We’re shifting toward the end of the first quarter and many financial professionals are getting ready to hold their breath and brace themselves for the coming weeks of late nights, leftovers, and a good deal of pressure. Are you as ready as you can be for it?
The guidelines I included in “3 Steps to a Quicker Financial Close” are beneficial at quarter end whether you’ll be in a crunch to close more quickly or not. This is your first round of producing 2016 financial statements and to get a good look at how 2016 is stacking up against the budget. You don’t want surprises.
Apples to Apples
Comparisons are the heart of financial analysis. How will things flesh out against your budget? How will they compare with the first quarter of 2015? Are you on track with expectations or will you need to revise your budget given new conditions that occurred?
It’d be awesome (and unrealistic) to do a 1:1 comparison across the board. The unusual spike in travel expenses last year from a product introduction might be replaced by capital expenditures upgrading outdated manufacturing equipment at your off-shore plant.
Location. Location. Location.
The real estate mantra that we’ve all heard forever could be our jumping off point for our own quarter-end slogan. “Preparation. Preparation. Preparation.” Okay, maybe it isn’t as catchy and you might not see it show up on reality TV, but it is sound advice.
If you haven’t already done so, circulate your quarter-end close calendar to your team, the department heads, and the execs. Setting expectations of your availability is a side benefit to prompting others to be ready to provide answers to your staff as they need them. You don’t want to have their sudden interest after close if the results from a large purchase order get attributed to a different business segment than what they expected.
Keep your quarter-end schedule on track and make everyone accountable for the financial responsibilities of their departments. Equally important is that you don’t want your team to have to track down someone when crucial sign-offs are needed.
Another factoid we have cemented in our brains is the date when our personal taxes are due. Businesses, of course, aren’t exempt from tax obligations. The state and local governments are salivating for electronic fund transfers of your estimated taxes just as much as the IRS is.
The key to easing the tension about filing business taxes is naturally, preparation. Did the income statement you budgeted for include accruals for taxes? Did your Cash Flow forecast incorporate the fluctuations of the monies needed to pay out your taxes each quarter? If your forecasted Cash Flow is smoothed out instead of accurately reflecting the timing of the remittance of sales and other taxes, it’s just not really useful in managing your organization’s funds.

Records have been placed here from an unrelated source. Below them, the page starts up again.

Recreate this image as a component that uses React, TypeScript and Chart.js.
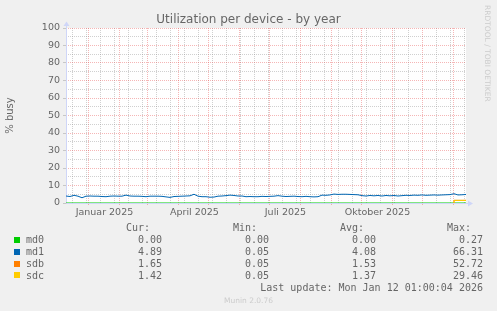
import { useEffect, useRef } from 'react';
import { Chart, registerables } from 'chart.js';

Chart.register(...registerables);

// ---------- data ----------
const titleText = 'Utilization per device - by year';
const yAxisTitle = '% busy';
const yMin = 0;
const yMax = 100;
const yStep = 5;

// x axis: days counted from 2024-12-08 01:00 (400 days window ending 2026-01-12 01:00)
const xMinDay = 1;
const xMaxDay = 401;
const xLabels = ['Januar 2025', 'April 2025', 'Juli 2025', 'Oktober 2025'];
const xLabelMonths: [number, number][] = [[2025, 0], [2025, 3], [2025, 6], [2025, 9]];
const gridMonths: [number, number][] = [
  [2025, 0], [2025, 1], [2025, 2], [2025, 3], [2025, 4], [2025, 5], [2025, 6],
  [2025, 7], [2025, 8], [2025, 9], [2025, 10], [2025, 11], [2026, 0],
];
const firstMinorMonday: [number, number, number] = [2024, 11, 16];
const minorEveryDays = 14;

// md1: one sample every 4 days starting at day 1
const md1Step = 4;
const md1Values = [
  4.0, 3.7, 4.4, 3.9, 3.0, 3.9, 4.0, 3.9, 3.9, 3.7,
  3.6, 3.9, 4.0, 3.9, 3.9, 4.5, 4.0, 3.9, 3.9, 3.8,
  3.6, 3.9, 3.9, 3.9, 3.8, 3.5, 3.2, 3.7, 3.8, 3.9,
  4.0, 4.1, 5.0, 3.9, 3.6, 3.6, 3.3, 3.4, 3.9, 4.0,
  4.2, 4.5, 4.3, 4.0, 4.0, 3.6, 3.7, 3.6, 3.6, 3.8,
  3.7, 3.8, 3.9, 4.2, 3.9, 3.7, 3.8, 3.9, 3.7, 3.6,
  3.8, 3.6, 3.5, 3.6, 4.5, 4.4, 4.6, 5.1, 4.9, 5.0,
  5.0, 4.9, 4.8, 4.7, 4.2, 4.0, 4.3, 4.1, 4.3, 4.0,
  4.3, 4.1, 4.3, 4.0, 4.2, 4.4, 4.3, 4.5, 4.4, 4.6,
  4.4, 4.5, 4.6, 4.5, 4.6, 4.7, 4.8, 5.3, 4.6, 4.7,
  4.89,
];
const md0Days = [1, 401];
const md0Values = [0, 0];
const sdbDays = [389, 389, 393, 397, 401];
const sdbValues = [0, 1.52, 1.52, 1.52, 1.55];
const sdcDays = [389, 389, 393, 397, 401];
const sdcValues = [0, 1.5, 1.5, 1.5, 1.45];

const seriesNames = ['md0', 'md1', 'sdb', 'sdc'];
const seriesColors = ['#00CC00', '#0066B3', '#FF8000', '#FFCC00'];
const curValues = [0.0, 4.89, 1.65, 1.42];
const minValues = [0.0, 0.05, 0.05, 0.05];
const avgValues = [0.0, 4.08, 1.53, 1.37];
const maxValues = [0.27, 66.31, 52.72, 29.46];
const lastUpdate = 'Last update: Mon Jan 12 01:00:04 2026';
const footer = 'Munin 2.0.76';
const sideText = 'RRDTOOL / TOBI OETIKER';

// ---------- helpers ----------
const START = Date.UTC(2024, 11, 8, 1, 0, 0);
const dayOf = (y: number, m: number, d: number) => (Date.UTC(y, m, d) - START) / 86400000;

const GRID = 'rgba(143,143,143,0.42)';
const MGRID = 'rgba(231,80,80,0.42)';
const AXIS = '#CFD6F8';
const FONT_COLOR = '#666666';

const axesPlugin = {
  id: 'rrdFrame',
  beforeDraw(chart: any) {
    const { ctx, chartArea } = chart;
    const { left, top, right, bottom } = chartArea;
    ctx.save();
    ctx.fillStyle = '#ffffff';
    ctx.fillRect(left, top, right - left, bottom - top);
    ctx.restore();
  },
  beforeDatasetsDraw(chart: any) {
    const { ctx, chartArea } = chart;
    const { left, top, right, bottom } = chartArea;
    const x0 = Math.round(left) + 0.5;
    const y0 = Math.round(bottom) + 0.5;
    ctx.save();
    ctx.strokeStyle = AXIS;
    ctx.fillStyle = AXIS;
    ctx.lineWidth = 1;
    ctx.beginPath();
    ctx.moveTo(x0, y0);
    ctx.lineTo(x0, top - 3);
    ctx.moveTo(x0, y0);
    ctx.lineTo(right + 3, y0);
    ctx.stroke();
    ctx.beginPath();
    ctx.moveTo(x0 - 3, top - 2);
    ctx.lineTo(x0 + 3, top - 2);
    ctx.lineTo(x0, top - 6.5);
    ctx.closePath();
    ctx.fill();
    ctx.beginPath();
    ctx.moveTo(right + 2, y0 - 3);
    ctx.lineTo(right + 2, y0 + 3);
    ctx.lineTo(right + 7, y0);
    ctx.closePath();
    ctx.fill();
    ctx.restore();
  },
};

export default function App() {
  const ref = useRef<HTMLCanvasElement>(null);

  useEffect(() => {
    const canvas = ref.current;
    if (!canvas) return;
    Chart.defaults.font.family = "'DejaVu Sans', sans-serif";

    const md1Days = md1Values.map((_, i) => xMinDay + md1Step * i);
    const pts = (xs: number[], ys: number[]) => ys.map((y, i) => ({ x: xs[i], y }));

    const majorDays = gridMonths.map(([y, m]) => dayOf(y, m, 1));
    const minorDays: number[] = [];
    for (let d = dayOf(...firstMinorMonday); d <= xMaxDay; d += minorEveryDays) minorDays.push(d);
    const gridTicks = [
      ...minorDays.filter((d) => !majorDays.some((m) => Math.abs(m - d) < 0.5)).map((v) => ({ value: v, major: false })),
      ...majorDays.map((v) => ({ value: v, major: true })),
    ].sort((a, b) => a.value - b.value);
    const labelDays = xLabelMonths.map(([y, m]) => dayOf(y, m, 1) + 15.5);

    const lineDs = (i: number, data: { x: number; y: number }[], order: number) => ({
      label: seriesNames[i],
      data,
      borderColor: seriesColors[i],
      backgroundColor: seriesColors[i],
      borderWidth: 1,
      pointRadius: 0,
      fill: false,
      tension: 0,
      order,
    });

    const chart = new Chart(canvas, {
      type: 'line',
      data: {
        datasets: [
          lineDs(0, pts(md0Days, md0Values), 3),
          lineDs(1, pts(md1Days, md1Values), 2),
          lineDs(2, pts(sdbDays, sdbValues), 1),
          lineDs(3, pts(sdcDays, sdcValues), 0),
        ],
      },
      options: {
        animation: false,
        responsive: false,
        maintainAspectRatio: false,
        devicePixelRatio: 1,
        layout: { padding: { left: 0, top: 28, right: 31, bottom: 88 } },
        plugins: { legend: { display: false }, tooltip: { enabled: false }, title: { display: false } },
        scales: {
          x: {
            type: 'linear',
            position: 'bottom',
            weight: 0,
            min: xMinDay,
            max: xMaxDay,
            afterBuildTicks: (s: any) => {
              s.ticks = gridTicks.map((t) => ({ ...t }));
            },
            afterFit: (s: any) => {
              s.height = 0;
            },
            ticks: { display: false },
            grid: {
              color: (c: any) => (c.tick && c.tick.major ? MGRID : GRID),
              lineWidth: 1,
              drawTicks: true,
              tickLength: 2,
              tickColor: (c: any) => (c.tick && c.tick.major ? MGRID : 'rgba(0,0,0,0)'),
            },
            border: { display: false, dash: [1, 1] },
          } as any,
          x2: {
            type: 'linear',
            position: 'bottom',
            weight: 10,
            min: xMinDay,
            max: xMaxDay,
            afterBuildTicks: (s: any) => {
              s.ticks = labelDays.map((v) => ({ value: v }));
            },
            afterFit: (s: any) => {
              s.height = 20;
            },
            ticks: {
              callback: (_v: any, i: number) => xLabels[i],
              font: { size: 9.5, family: "'DejaVu Sans', sans-serif" },
              color: FONT_COLOR,
              padding: 4,
              maxRotation: 0,
              autoSkip: false,
            },
            grid: { display: false, drawTicks: false },
            border: { display: false },
          } as any,
          y: {
            type: 'linear',
            min: yMin,
            max: yMax,
            afterFit: (s: any) => {
              s.width = 66;
            },
            ticks: {
              stepSize: yStep,
              autoSkip: false,
              callback: (v: any) => (Number(v) % 10 === 0 ? String(v) : ''),
              font: { size: 9.5, family: "'DejaVu Sans', sans-serif" },
              color: FONT_COLOR,
              padding: 3,
            },
            grid: {
              color: (c: any) => (c.tick && c.tick.value % 10 === 0 ? MGRID : GRID),
              lineWidth: 1,
              drawTicks: true,
              tickLength: 3,
              tickColor: (c: any) => (c.tick && c.tick.value % 10 === 0 ? GRID : 'rgba(0,0,0,0)'),
            },
            border: { display: false, dash: [1, 1] },
            title: {
              display: true,
              text: yAxisTitle,
              color: FONT_COLOR,
              font: { size: 10, family: "'DejaVu Sans', sans-serif" },
              padding: { top: 4, bottom: 0 },
            },
          } as any,
        },
      },
      plugins: [axesPlugin],
    } as any);

    return () => chart.destroy();
  }, []);

  const mono = "'DejaVu Sans Mono', monospace";
  const rowCenters = seriesNames.map((_, i) => 240 + 11.8 * i);
  const columns = [
    { head: 'Cur:', vals: curValues, right: 162 },
    { head: 'Min:', vals: minValues, right: 269 },
    { head: 'Avg:', vals: avgValues, right: 376 },
    { head: 'Max:', vals: maxValues, right: 483 },
  ];
  const txt = (content: string, top: number, right: number, key: string) => (
    <div
      key={key}
      style={{
        position: 'absolute',
        right: 497 - right,
        top,
        fontFamily: mono,
        fontSize: 10,
        lineHeight: '12px',
        color: FONT_COLOR,
        whiteSpace: 'pre',
      }}
    >
      {content}
    </div>
  );

  return (
    <div
      style={{
        position: 'absolute',
        left: 0,
        top: 0,
        width: 497,
        height: 311,
        background: '#F0F0F0',
        overflow: 'hidden',
      }}
    >
      <canvas ref={ref} width={497} height={311} style={{ position: 'absolute', left: 0, top: 0, width: 497, height: 311 }} />
      <div
        style={{
          position: 'absolute',
          left: 0,
          width: 497,
          top: 12,
          textAlign: 'center',
          fontFamily: "'DejaVu Sans', sans-serif",
          fontSize: 12,
          lineHeight: '14px',
          color: FONT_COLOR,
          whiteSpace: 'pre',
        }}
      >
        {titleText}
      </div>
      <div
        style={{
          position: 'absolute',
          left: 483,
          top: 5,
          width: 9,
          writingMode: 'vertical-rl',
          fontFamily: "'DejaVu Sans', sans-serif",
          fontSize: 7.5,
          lineHeight: '9px',
          color: '#CCCCCC',
          whiteSpace: 'pre',
        }}
      >
        {sideText}
      </div>
      {columns.map((c, ci) => txt(c.head, 227.5 - 5.8, c.right - 12, 'h' + ci))}
      {seriesNames.map((name, i) => (
        <div key={'r' + i}>
          <div
            style={{
              position: 'absolute',
              left: 14,
              top: Math.round(rowCenters[i] - 3),
              width: 6,
              height: 6,
              background: seriesColors[i],
            }}
          />
          <div
            style={{
              position: 'absolute',
              left: 26,
              top: rowCenters[i] - 5.8,
              fontFamily: mono,
              fontSize: 10,
              lineHeight: '12px',
              color: FONT_COLOR,
              whiteSpace: 'pre',
            }}
          >
            {name}
          </div>
          {columns.map((c, ci) => txt(c.vals[i].toFixed(2), rowCenters[i] - 5.8, c.right, 'v' + i + '_' + ci))}
        </div>
      ))}
      {txt(lastUpdate, 287.7 - 5.8, 483, 'lu')}
      <div
        style={{
          position: 'absolute',
          left: 0,
          width: 497,
          top: 296.3,
          textAlign: 'center',
          fontFamily: "'DejaVu Sans', sans-serif",
          fontSize: 7.5,
          lineHeight: '9px',
          color: '#CCCCCC',
          whiteSpace: 'pre',
        }}
      >
        {footer}
      </div>
    </div>
  );
}
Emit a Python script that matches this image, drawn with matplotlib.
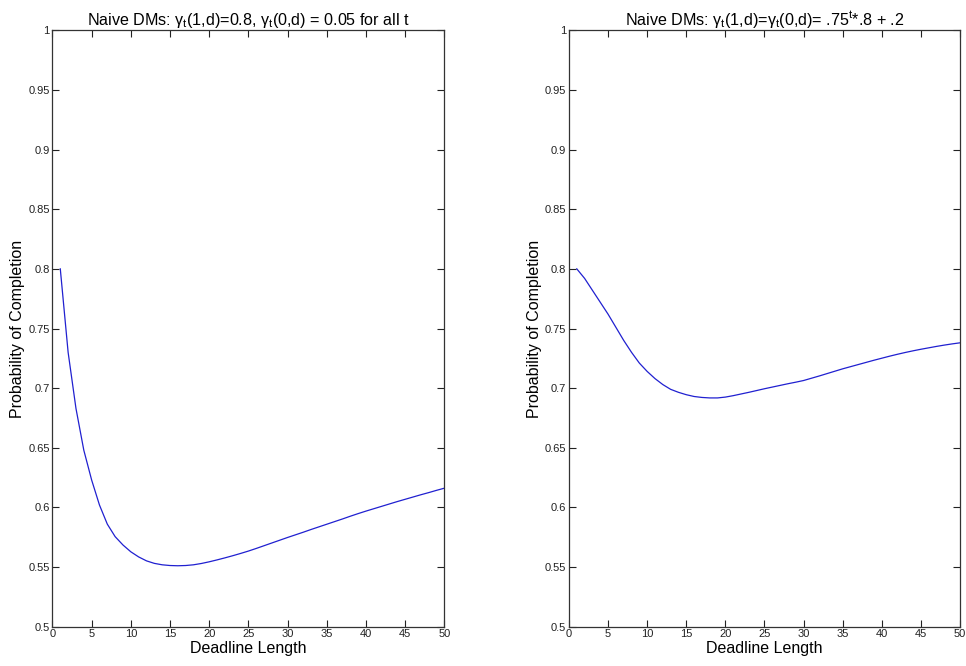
import matplotlib.pyplot as plt
from matplotlib.ticker import FuncFormatter

plt.rcParams['font.family'] = ['Liberation Sans', 'DejaVu Sans']
plt.rcParams['mathtext.fontset'] = 'custom'
plt.rcParams['mathtext.rm'] = 'Liberation Sans'
plt.rcParams['mathtext.it'] = 'Liberation Sans'

deadline = list(range(1, 51))

# constant gamma
p_const = [0.800, 0.730, 0.683, 0.648, 0.623, 0.602, 0.586, 0.5755, 0.5685, 0.5628,
           0.5585, 0.5552, 0.5531, 0.5519, 0.5513, 0.5511, 0.5513, 0.5519, 0.5530, 0.5544,
           0.5560, 0.5577, 0.5595, 0.5614, 0.5634, 0.5656, 0.5679, 0.5702, 0.5725, 0.5748,
           0.5770, 0.5792, 0.5815, 0.5837, 0.5859, 0.5881, 0.5903, 0.5926, 0.5948, 0.5969,
           0.5989, 0.6009, 0.6029, 0.6049, 0.6068, 0.6087, 0.6106, 0.6124, 0.6143, 0.6161]

# decaying gamma
p_decay = [0.800, 0.792, 0.782, 0.772, 0.762, 0.751, 0.740, 0.730, 0.721, 0.714,
           0.708, 0.703, 0.699, 0.6965, 0.6945, 0.6930, 0.6922, 0.6918, 0.6918, 0.6925,
           0.6937, 0.6951, 0.6965, 0.6980, 0.6995, 0.7009, 0.7023, 0.7037, 0.7050, 0.7064,
           0.7083, 0.7102, 0.7122, 0.7142, 0.7162, 0.7180, 0.7198, 0.7216, 0.7234, 0.7251,
           0.7268, 0.7284, 0.7299, 0.7313, 0.7326, 0.7338, 0.7350, 0.7361, 0.7371, 0.7380]

titles = [r"Naive DMs: $\gamma_t$(1,d)=0.8, $\gamma_t$(0,d) = 0.05 for all t",
          r"Naive DMs: $\gamma_t$(1,d)=$\gamma_t$(0,d)= .75$^t$*.8 + .2"]

xticks = list(range(0, 51, 5))
yticks = [0.5, 0.55, 0.6, 0.65, 0.7, 0.75, 0.8, 0.85, 0.9, 0.95, 1.0]

fig = plt.figure(figsize=(9.66, 6.66), dpi=100)
ax1 = fig.add_axes([0.0543, 0.059, 0.4056, 0.8955])
ax2 = fig.add_axes([0.589, 0.059, 0.4048, 0.8955])

for ax, y, title in [(ax1, p_const, titles[0]), (ax2, p_decay, titles[1])]:
    ax.plot(deadline, y, color='#2020d0', linewidth=0.9)
    ax.set_xlim(0, 50)
    ax.set_ylim(0.5, 1)
    ax.set_xticks(xticks)
    ax.set_yticks(yticks)
    ax.yaxis.set_major_formatter(FuncFormatter(lambda v, p: '%g' % v))
    ax.tick_params(direction='in', length=5, width=0.8, top=True, right=True,
                   labelsize=8, colors='#222222', pad=2)
    for s in ax.spines.values():
        s.set_color('#333333')
        s.set_linewidth(0.9)
    ax.set_title(title, fontsize=11.6, pad=4)
    ax.set_xlabel('Deadline Length', fontsize=11.5, labelpad=1)
    ax.set_ylabel('Probability of Completion', fontsize=11.5, labelpad=2)

fig.savefig('out.png', dpi=100)
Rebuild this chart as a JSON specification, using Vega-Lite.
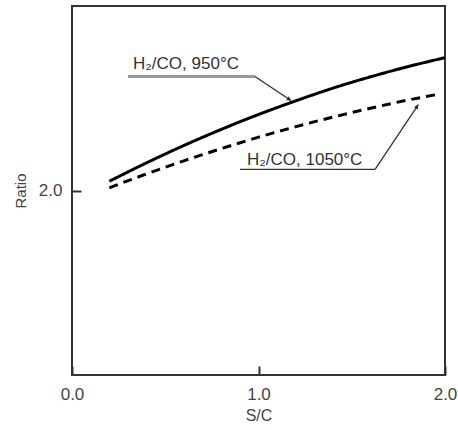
{
  "$schema": "https://vega.github.io/schema/vega-lite/v6.json",
  "autosize": "none",
  "width": 373,
  "height": 369,
  "padding": {"left": 72, "top": 6, "right": 13, "bottom": 55},
  "background": "white",
  "config": {
    "view": {"stroke": "#333", "strokeWidth": 2},
    "font": "Liberation Sans",
    "axis": {
      "grid": false,
      "domain": false,
      "tickColor": "#333",
      "tickWidth": 2,
      "tickSize": 9,
      "offset": -9,
      "labelFontSize": 17,
      "labelColor": "#444",
      "titleFontSize": 16,
      "titleFontWeight": "normal",
      "titleColor": "#444",
      "labelFlush": false
    }
  },
  "datasets": {
    "curves": [
      {"sc": 0.2, "ratio": 2.05, "series": "950"},
      {"sc": 0.4, "ratio": 2.15, "series": "950"},
      {"sc": 0.6, "ratio": 2.244, "series": "950"},
      {"sc": 0.8, "ratio": 2.331, "series": "950"},
      {"sc": 1.0, "ratio": 2.412, "series": "950"},
      {"sc": 1.2, "ratio": 2.486, "series": "950"},
      {"sc": 1.4, "ratio": 2.555, "series": "950"},
      {"sc": 1.6, "ratio": 2.616, "series": "950"},
      {"sc": 1.8, "ratio": 2.671, "series": "950"},
      {"sc": 2.0, "ratio": 2.72, "series": "950"},
      {"sc": 0.2, "ratio": 2.015, "series": "1050"},
      {"sc": 0.4, "ratio": 2.09, "series": "1050"},
      {"sc": 0.6, "ratio": 2.161, "series": "1050"},
      {"sc": 0.8, "ratio": 2.227, "series": "1050"},
      {"sc": 1.0, "ratio": 2.289, "series": "1050"},
      {"sc": 1.2, "ratio": 2.346, "series": "1050"},
      {"sc": 1.4, "ratio": 2.398, "series": "1050"},
      {"sc": 1.6, "ratio": 2.446, "series": "1050"},
      {"sc": 1.8, "ratio": 2.49, "series": "1050"},
      {"sc": 1.95, "ratio": 2.519, "series": "1050"}
    ],
    "leaders": [
      {"label": "950", "part": "under", "x1": 0.30, "y1": 2.618, "x2": 0.981, "y2": 2.618},
      {"label": "950", "part": "diag", "x1": 0.981, "y1": 2.618, "x2": 1.174, "y2": 2.488},
      {"label": "1050", "part": "under", "x1": 0.901, "y1": 2.114, "x2": 1.625, "y2": 2.114},
      {"label": "1050", "part": "diag", "x1": 1.625, "y1": 2.114, "x2": 1.857, "y2": 2.466}
    ],
    "arrows": [
      {"label": "950", "x": 1.165, "y": 2.494, "angle": 124},
      {"label": "1050", "x": 1.85, "y": 2.455, "angle": 33}
    ],
    "labels": [
      {"text": "H₂/CO, 950°C", "x": 0.327, "y": 2.683},
      {"text": "H₂/CO, 1050°C", "x": 0.938, "y": 2.168}
    ]
  },
  "layer": [
    {
      "data": {"name": "curves"},
      "mark": {"type": "line", "strokeWidth": 3, "color": "black", "interpolate": "monotone"},
      "encoding": {
        "x": {"field": "sc", "type": "quantitative", "scale": {"domain": [0, 2], "nice": false},
              "axis": {"values": [0, 1, 2], "format": ".1f", "title": "S/C", "labelPadding": 11, "titlePadding": 5}},
        "y": {"field": "ratio", "type": "quantitative", "scale": {"domain": [1, 3], "nice": false, "zero": false},
              "axis": {"values": [2], "format": ".1f", "title": "Ratio", "titleFontSize": 15, "labelPadding": 10, "titlePadding": 10}},
        "strokeDash": {"field": "series", "type": "nominal", "scale": {"domain": ["950", "1050"], "range": [[1, 0], [9, 6]]}, "legend": null},
        "detail": {"field": "series"}
      }
    },
    {
      "data": {"name": "leaders"},
      "transform": [{"filter": "datum.part === 'under' && datum.label === '950'"}],
      "mark": {"type": "rule", "color": "#999", "strokeWidth": 3},
      "encoding": {
        "x": {"field": "x1", "type": "quantitative"},
        "y": {"field": "y1", "type": "quantitative"},
        "x2": {"field": "x2"},
        "y2": {"field": "y2"}
      }
    },
    {
      "data": {"name": "leaders"},
      "transform": [{"filter": "!(datum.part === 'under' && datum.label === '950')"}],
      "mark": {"type": "rule", "color": "#333", "strokeWidth": 1.3},
      "encoding": {
        "x": {"field": "x1", "type": "quantitative"},
        "y": {"field": "y1", "type": "quantitative"},
        "x2": {"field": "x2"},
        "y2": {"field": "y2"}
      }
    },
    {
      "data": {"name": "arrows"},
      "mark": {"type": "point", "shape": "triangle-up", "filled": true, "color": "#222", "size": 22, "opacity": 1},
      "encoding": {
        "x": {"field": "x", "type": "quantitative"},
        "y": {"field": "y", "type": "quantitative"},
        "angle": {"field": "angle", "type": "quantitative", "scale": null}
      }
    },
    {
      "data": {"name": "labels"},
      "mark": {"type": "text", "align": "left", "baseline": "middle", "fontSize": 17, "color": "#333", "font": "Liberation Sans"},
      "encoding": {
        "x": {"field": "x", "type": "quantitative"},
        "y": {"field": "y", "type": "quantitative"},
        "text": {"field": "text"}
      }
    }
  ]
}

Imagine a financial statement reader seeing available funds at the end of March without distinctly viewing the forecasted disbursements for the almighty taxing authorities. He might spend those funds on a replacement cement truck before you’ve actually got the money to handle the expense. If the wheels are already in motion for a custom order without the money earmarked for to pay for it, you may find yourself riding way too close to the line of whether you’ll be able to meet your payroll next week or not.
Will your quarter-end statements require footnoted disclosures about committed funds instead of showing them embedded in the data?